Stiftung Tierärztliche Hochschule Hannover (TiHo)TiHo eLib

Chronic severe pyloric lesions in horses : 47 cases

BACKGROUND:The clinical findings and outcome associated with chronic severe equine pyloric lesions have not been well described previously. OBJECTIVES:To describe the history, clinical signs, endoscopic and ultrasound results, laboratory data, treatment, pathological findings and survival of horses with chronic severe pyloric lesions. STUDY DESIGN:Retrospective case series. METHODS:Medical records from horses treated at clinics in Czech Republic and Germany in which chronic severe pyloric lesions were confirmed endoscopically and/or on post-mortem examination were reviewed. RESULTS:Forty-seven horses were identified, median age 3 years (range 0.8-16 years). There were 3 geldings, 23 mares and 19 stallions and the majority were Warmbloods (60%). The most common presenting signs were poor body condition (40; 87%), slow eating (39; 83%), recurrent colic (35; 74%) and selective appetite (30; 64%). The most consistent laboratory abnormality was hypoalbuminaemia (10; 36%). Slow gastric emptying was confirmed in 29 individuals during gastroscopy and/or ultrasonography. Endoscopy revealed distal oesophagitis in 9 of 47 horses, and severe equine squamous gastric disease in all cases. Pyloric lesions were depressed, flat or raised fibrinosuppurative pyloric ulcers and were seen in 45 (2 pylori were not seen endoscopically). Thirty-two cases were treated, with 28 responding well initially. All treated cases received anti-ulcer medication and four underwent gastrojejunostomy.
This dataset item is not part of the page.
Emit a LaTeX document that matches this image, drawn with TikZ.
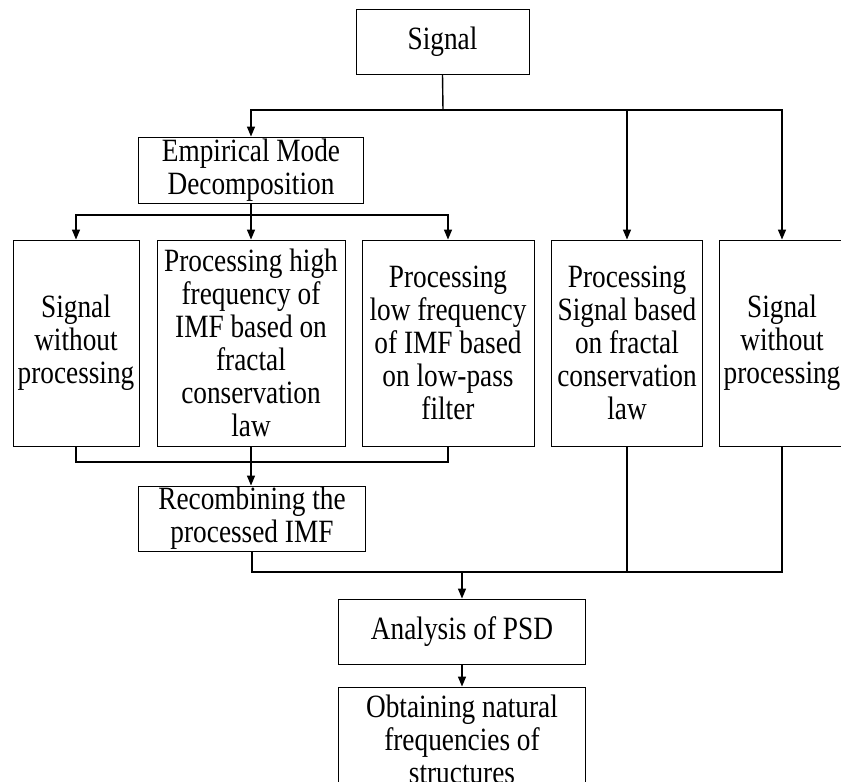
\documentclass[tikz,border=0pt]{standalone}
\usepackage{fontspec}
\setmainfont[FakeStretch=0.84]{Liberation Serif}
\usetikzlibrary{arrows.meta}
\begin{document}
\begin{tikzpicture}[x=1pt,y=-1pt,
  box/.style={draw=black,line width=0.9pt,inner sep=0pt,align=center,
    font=\fontsize{32.5}{33}\selectfont},
  conn/.style={draw=black,line width=1.4pt},
  arr/.style={conn,-{Triangle[length=10pt,width=8pt]}}]
\useasboundingbox (0,0) rectangle (841,782);
\fill[white] (0,0) rectangle (841,782);
% nodes
\node[box,minimum width=173pt,minimum height=65pt] (sig) at (442.5,41.5) {Signal};
\node[box,minimum width=225pt,minimum height=66pt] (emd) at (251,170) {Empirical Mode\\Decomposition};
\node[box,minimum width=126pt,minimum height=206pt] (b1) at (76,343) {Signal\\without\\processing};
\node[box,minimum width=188pt,minimum height=206pt] (b2) at (251,343) {Processing high\\frequency of\\IMF based on\\fractal\\conservation\\law};
\node[box,minimum width=172pt,minimum height=206pt] (b3) at (448,343) {Processing\\low frequency\\of IMF based\\on low-pass\\filter};
\node[box,minimum width=151pt,minimum height=206pt] (b4) at (627,343) {Processing\\Signal based\\on fractal\\conservation\\law};
\node[box,minimum width=126pt,minimum height=206pt] (b5) at (782,343) {Signal\\without\\processing};
\node[box,minimum width=227pt,minimum height=65pt] (rec) at (252,518.5) {Recombining the\\processed IMF};
\node[box,minimum width=247pt,minimum height=65pt] (psd) at (462,631.5) {Analysis of PSD};
\node[box,minimum width=247pt,minimum height=104pt] (obt) at (462,739) {Obtaining natural\\frequencies of\\structures};
% junctions
\coordinate (j1) at (443,110);
\coordinate (j2) at (251,215);
\coordinate (j3) at (251,462);
\coordinate (j4) at (462,572);
% connectors
\draw[conn] (sig.south) -- (j1);
\draw[arr] (j1) -| (emd.north);
\draw[arr] (j1) -| (b4.north);
\draw[arr] (j1) -| (b5.north);
\draw[conn] (emd.south) -- (j2);
\draw[arr] (j2) -| (b1.north);
\draw[arr] (j2) -- (b2.north);
\draw[arr] (j2) -| (b3.north);
\draw[conn] (b1.south) |- (j3) -| (b3.south);
\draw[arr] (b2.south) -- (b2.south |- rec.north);
\draw[conn] (rec.south) |- (j4) -| (b5.south);
\draw[conn] (b4.south) -- (b4.south |- j4);
\draw[arr] (j4) -- (psd.north);
\draw[arr] (psd.south) -- (obt.north);
\end{tikzpicture}
\end{document}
Clinical signs recurred after medical treatment in at least 11 cases. Only 18 of 44 cases (41%) survived long term (3 were lost to follow-up). Horses diagnosed at 3 years of age or younger were significantly less likely to survive more than 6 months than older horses (27.8% vs. 72.2%, P<0.001). MAIN LIMITATIONS:The study is retrospective, some records were incomplete and case identification was subjective. CONCLUSIONS:Chronic severe pyloric lesions can be associated with delayed gastric emptying identified with ultrasonography and/or endoscopy. The prognosis is poor in young horses.